Through the Brays, she met John Chapman, a publisher and bookseller from London. Chapman and Mary Anne became good friends, and he asked Mary Anne to become the behind-the-scenes editor for the Westminster Review. Mary Anne worked at the Review for two years, despite the fact that she got no credit for her work. In 1851, Mary Anne met George Henry Lewes, and they became romantically involved. Though Lewes was already married, he and his wife had been separated for some years and his wife was living with another man. Lewes and Mary Anne soon decided to live together as husband and wife, despite the scandal it would cause. Mary Anne's decision meant a break with the Brays, who disapproved of her decision. She and George were very happy, despite the stir that their relationship caused.
Mary Anne Evans's transformation into the fiction writer George Eliot began in 1856, when Mary Anne decided to try her hand at writing novels. In 1858, George Eliot's second novel, Adam Bede, became a critical and popular success; soon after, George Eliot's identity as Mary Anne "Lewes" became known. Though this disclosure did not threaten her writing career, she was forced to put up with an increasing amount of personal criticism as her literary fame as George Eliot grew.
Adam Bede was followed by two more highly successful novels also set in the English Midlands, The Mill on the Floss (1860) and Silas Marner (1861). Encouraged by her success, Eliot began exploring continental and political themes in her next works: Romola (1863), which was set in Renaissance Italy, and Felix Holt, The Radical (1866), which depicted the political controversy surrounding the Reform Bill of 1832. Three years later Eliot published The Spanish Gypsy (1869), a long narrative poem set during the Spanish Inquisition.
Mary Anne began writing Middlemarch in 1869. The novel was serialized through 1871 and 1872, and it became a great success, making George Eliot and Mary Anne even more famous. By this time, public sentiment had begun to soften toward Mary Anne. George Lewes and Mary Anne became very social and popular as Mary Anne's writings continued to make a great deal of money for the couple. They continued living together until 1878, when Lewes suddenly became ill. Lewes's death in November of 1878 was heartbreaking for the writer, and she began a period of intense mourning that lasted more than a year.

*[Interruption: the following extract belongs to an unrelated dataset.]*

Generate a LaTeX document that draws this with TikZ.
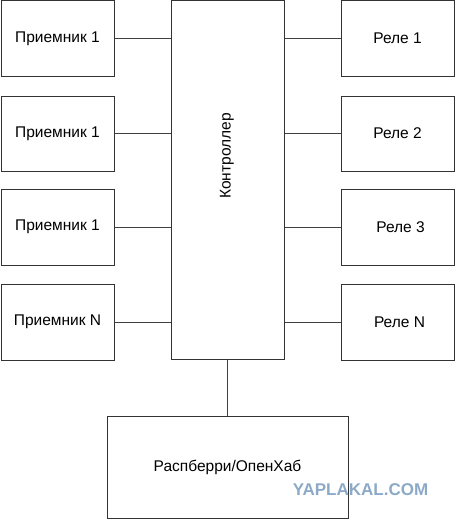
\documentclass[tikz,border=0pt]{standalone}
\usepackage{fontspec}
\setmainfont{Liberation Sans}
\definecolor{wmblue}{RGB}{140,170,200}
\begin{document}
\begin{tikzpicture}[x=1pt,y=-1pt,
  blk/.style={draw=black!80,line width=1pt,inner sep=0pt,font=\fontsize{15.5}{18}\selectfont},
  wire/.style={draw=black!75,line width=1pt}]
\useasboundingbox[fill=white] (0,0) rectangle (455,519);
% receivers
\node[blk,minimum width=113pt,minimum height=75pt] (p1) at (57.5,38.5) {Приемник 1};
\node[blk,minimum width=113pt,minimum height=75pt] (p2) at (57.5,133.5) {Приемник 1};
\node[blk,minimum width=113pt,minimum height=76pt] (p3) at (57.5,227) {Приемник 1};
\node[blk,minimum width=113pt,minimum height=76pt] (p4) at (57.5,322) {Приемник N};
% controller
\node[blk,minimum width=113pt,minimum height=358pt] (c) at (227.5,180) {};
\node[rotate=90,font=\fontsize{15.5}{18}\selectfont] (ct) at (227,156) {Контроллер};
% relays
\node[blk,minimum width=113pt,minimum height=75pt] (r1) at (397.5,38.5) {Реле 1};
\node[blk,minimum width=113pt,minimum height=75pt] (r2) at (397.5,133.5) {Реле 2};
\node[blk,minimum width=113pt,minimum height=76pt] (r3) at (397.5,227) {\hspace*{6pt}Реле 3};
\node[blk,minimum width=113pt,minimum height=76pt] (r4) at (397.5,322) {\hspace*{4pt}Реле N};
% hub
\node[blk,minimum width=241pt,minimum height=102pt] (h) at (227.5,467) {Распберри/ОпенХаб};
% connectors
\foreach \n in {p1,p2,p3,p4} \draw[wire] (\n.east) -- (\n.east -| c.west);
\foreach \n in {r1,r2,r3,r4} \draw[wire] (\n.west) -- (\n.west -| c.east);
\draw[wire] (c.south) -- (h.north);
% watermark
\node[font=\bfseries\fontsize{17}{18}\selectfont,text=wmblue,inner sep=0pt] (wm) at (360.5,489.5) {YAPLAKAL.COM};
\end{tikzpicture}
\end{document}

John Cross, the couple's "business manager" of sorts, became very concerned about Mary Anne's well-being during this trying period. He proposed marriage to her several times until she finally accepted in 1880. Their union was one of companionship rather than romance; Cross was more than 20 years younger than Mary Anne, who turned 61 soon after their marriage. In December 1880, after only seven months of marriage, Mary Anne became seriously ill. She passed away in her sleep on December 22, 1880, and was buried next to her lifelong companion, George Lewes.